Slippery Rock University leaders appreciate how the campus community has cooperated with the COVID-19 response, but they’ve decided to continue with online classes next semester.

“While I’m grateful to everyone for being mindful of our current situation, now is not the time to let our guard down. This is the time we should double down on our efforts to keep our campus and community as COVID-free as possible,” SRU President Dr. William Behre wrote in a letter posted on the school’s website in early October.

At the end of the spring 2020 semester, classes were held online, which continued with the current semester.

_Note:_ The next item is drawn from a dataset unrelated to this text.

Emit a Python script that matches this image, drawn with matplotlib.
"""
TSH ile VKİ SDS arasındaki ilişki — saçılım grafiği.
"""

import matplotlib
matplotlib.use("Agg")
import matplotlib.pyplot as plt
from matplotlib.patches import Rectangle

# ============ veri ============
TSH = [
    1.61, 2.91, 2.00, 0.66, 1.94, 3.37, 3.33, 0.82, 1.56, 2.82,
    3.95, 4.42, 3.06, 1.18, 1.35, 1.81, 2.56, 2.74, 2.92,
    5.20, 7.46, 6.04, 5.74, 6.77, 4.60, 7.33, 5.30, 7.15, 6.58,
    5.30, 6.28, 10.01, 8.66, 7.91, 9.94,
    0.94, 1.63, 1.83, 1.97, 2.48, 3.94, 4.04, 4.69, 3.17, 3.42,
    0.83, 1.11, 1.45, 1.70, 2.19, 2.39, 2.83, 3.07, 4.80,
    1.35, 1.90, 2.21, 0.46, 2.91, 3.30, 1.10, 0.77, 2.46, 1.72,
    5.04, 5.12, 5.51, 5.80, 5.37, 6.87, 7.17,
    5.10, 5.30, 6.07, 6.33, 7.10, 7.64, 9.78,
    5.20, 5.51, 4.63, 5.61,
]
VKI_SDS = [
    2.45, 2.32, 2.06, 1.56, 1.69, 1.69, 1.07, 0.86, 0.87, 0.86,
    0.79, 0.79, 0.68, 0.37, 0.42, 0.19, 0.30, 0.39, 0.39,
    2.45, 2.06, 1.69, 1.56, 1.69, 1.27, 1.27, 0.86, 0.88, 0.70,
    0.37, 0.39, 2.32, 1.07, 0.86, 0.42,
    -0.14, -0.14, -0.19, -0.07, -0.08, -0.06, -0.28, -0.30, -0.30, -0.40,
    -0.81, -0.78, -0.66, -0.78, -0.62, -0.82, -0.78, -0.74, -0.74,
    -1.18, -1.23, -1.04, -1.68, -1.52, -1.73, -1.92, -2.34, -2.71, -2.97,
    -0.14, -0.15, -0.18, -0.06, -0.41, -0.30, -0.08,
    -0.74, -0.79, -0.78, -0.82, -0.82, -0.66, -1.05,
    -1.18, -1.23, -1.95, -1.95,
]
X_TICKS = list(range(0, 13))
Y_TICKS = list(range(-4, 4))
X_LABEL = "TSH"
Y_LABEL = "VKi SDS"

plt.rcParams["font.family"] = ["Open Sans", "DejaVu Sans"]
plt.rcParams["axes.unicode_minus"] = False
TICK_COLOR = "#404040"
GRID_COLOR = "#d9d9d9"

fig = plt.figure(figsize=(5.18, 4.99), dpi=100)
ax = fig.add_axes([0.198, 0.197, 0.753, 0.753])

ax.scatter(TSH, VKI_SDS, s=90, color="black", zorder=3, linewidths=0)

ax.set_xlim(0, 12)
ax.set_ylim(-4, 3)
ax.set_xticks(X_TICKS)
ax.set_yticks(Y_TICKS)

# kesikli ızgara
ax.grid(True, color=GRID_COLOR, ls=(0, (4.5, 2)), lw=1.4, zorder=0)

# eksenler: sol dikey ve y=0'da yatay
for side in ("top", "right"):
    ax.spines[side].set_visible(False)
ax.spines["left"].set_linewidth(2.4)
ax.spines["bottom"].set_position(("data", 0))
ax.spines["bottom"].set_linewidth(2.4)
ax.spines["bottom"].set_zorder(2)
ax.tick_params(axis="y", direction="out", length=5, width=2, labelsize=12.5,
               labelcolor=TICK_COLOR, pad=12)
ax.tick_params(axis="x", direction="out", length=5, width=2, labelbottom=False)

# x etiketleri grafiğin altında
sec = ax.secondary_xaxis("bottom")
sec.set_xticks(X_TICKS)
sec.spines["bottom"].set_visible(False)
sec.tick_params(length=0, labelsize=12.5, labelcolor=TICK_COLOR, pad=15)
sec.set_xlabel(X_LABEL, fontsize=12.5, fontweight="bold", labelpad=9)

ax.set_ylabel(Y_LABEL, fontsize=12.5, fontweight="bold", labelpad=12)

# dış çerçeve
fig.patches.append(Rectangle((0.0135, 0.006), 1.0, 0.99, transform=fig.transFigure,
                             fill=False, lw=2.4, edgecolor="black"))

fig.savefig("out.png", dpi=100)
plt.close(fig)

Also, the winter commencement ceremony set for Dec. 12 will be conducted virtually, and it is for all 2020 graduates from spring, summer and fall sessions.

Anyone can visit and click on the “COVID-19” link at the top of the homepage to learn more about preventative measures and current cases.

Twelve students and three faculty or staff members were confirmed positive between Oct. 26 and Nov. 1, according to the SRU website.

Since Aug. 20, a total of 196 students and five faculty or staff members tested positive for the virus.

Between Oct. 26 and Nov. 1, 22 students and five employees were in quarantine, which means they were in close contact with someone who has the virus or someone who is sick and waiting for test results.

Since Aug. 20, 31 students and no employees were put in isolation, which is meant for those who have the virus or those who are sick and waiting for results.

Behre also said that like the fall semester, about 20 percent of the spring classes will be held in-person.

The SRU website keeps a running list of which buildings on campus are open or closed, and whether it’s necessary for temperatures to be taken before entry.

Behre added that COVID-19 will be overlapping with flu season, which will complicate things and further burden the healthcare system.

That played into the university’s decision to continue with distance learning.

If things change for the better, school leaders will look at how best to proceed with expanded in-person activities in the spring.

“However, those decisions will be dependent on the status of the science surrounding the pandemic as well as our ability to pivot successfully,” Behre wrote.

He’s confident that the campus community will meet the demands that lie ahead.